Everyone is wondering when the lifeblood of the American economy, the consumer, is going to stop saving and paying debts, and start spending again.
In a recent note, Deutsche Bank shared some thoughts on this pressing question, gathered from Q2 data in the Federal Reserve’s Flow of Funds Report. They looked at debt as a percentaged of nominal GDP and found that the two sectors of the economy most damaged by the recession, housing and financials, seem to be in the middle of their debt cycle. Together, they’ve paid of $3.8 trillion of debt since Q4 2008.
In other words, we’re not out of the woods yet and we still have more deleveraging to do. But the end is, at least according to Deutsche, in sight.
See, right now household and financial debt comprises about 180% of nominal GDP (that’s the lowest level since Q1 2004). From Q2 1991 to Q2 2011 household debt alone averaged around 77% of nominal GDP. That’s where we want to get. The question is when can we get there?

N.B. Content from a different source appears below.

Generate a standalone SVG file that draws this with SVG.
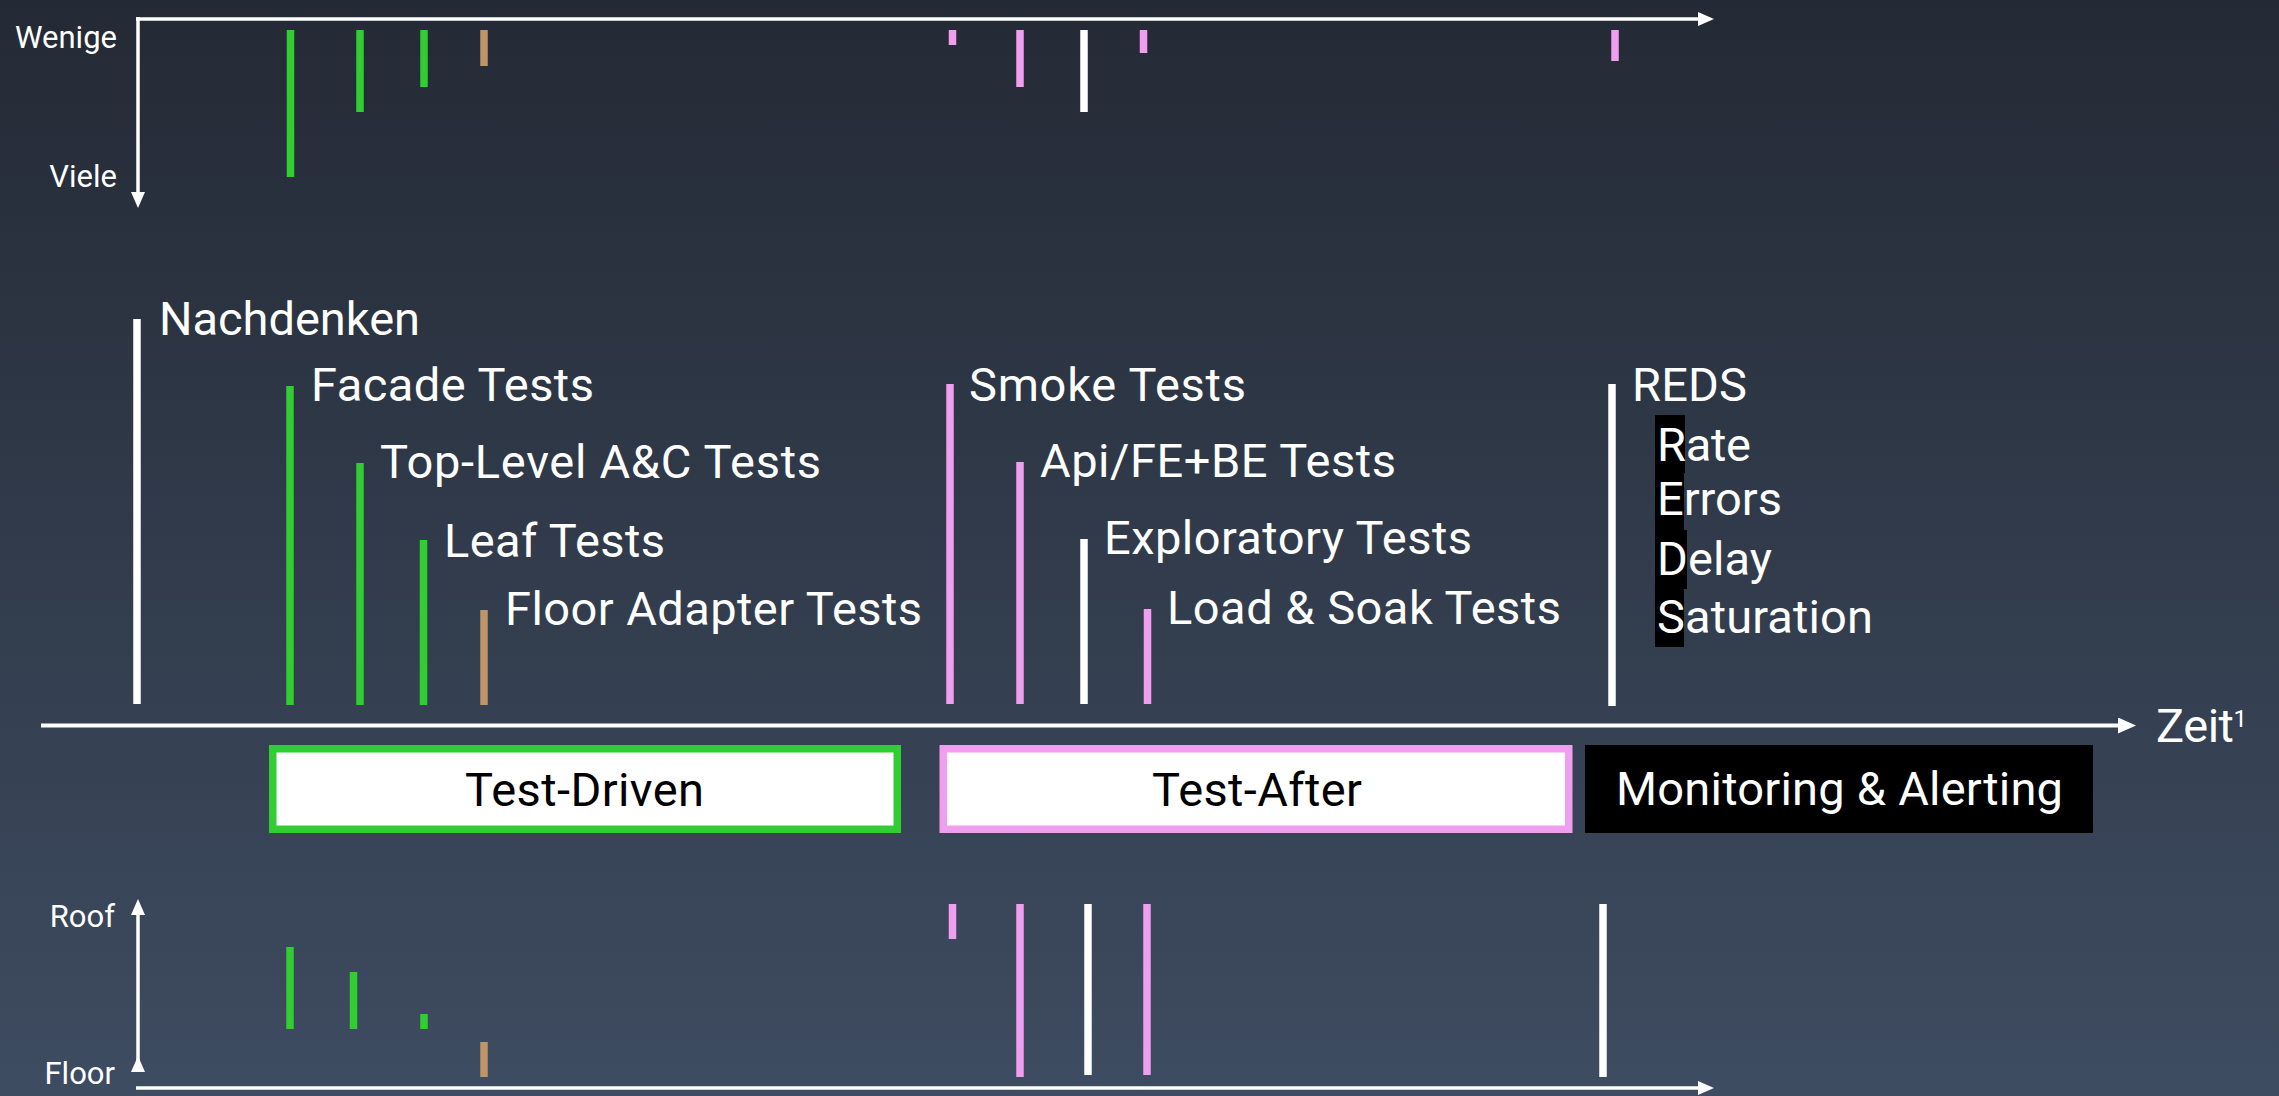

If we assume that this average pace of deleveraging continues and we apply our current forecast of 4.5-5.0% nominal GDP growth going forward, the household debt/GDP ratio would reach the 20-year average sometime in the second half of 2013. Similarly, we if we apply the same analysis to the financial sector, which has been shedding debt on average by 2.0% per quarter, this sector can reach its 20-year average ratio of approximately 80% by the back half of 2012. This is interesting because as the chart below shows, changes in financial sector debt lead that of the household sector by one quarter.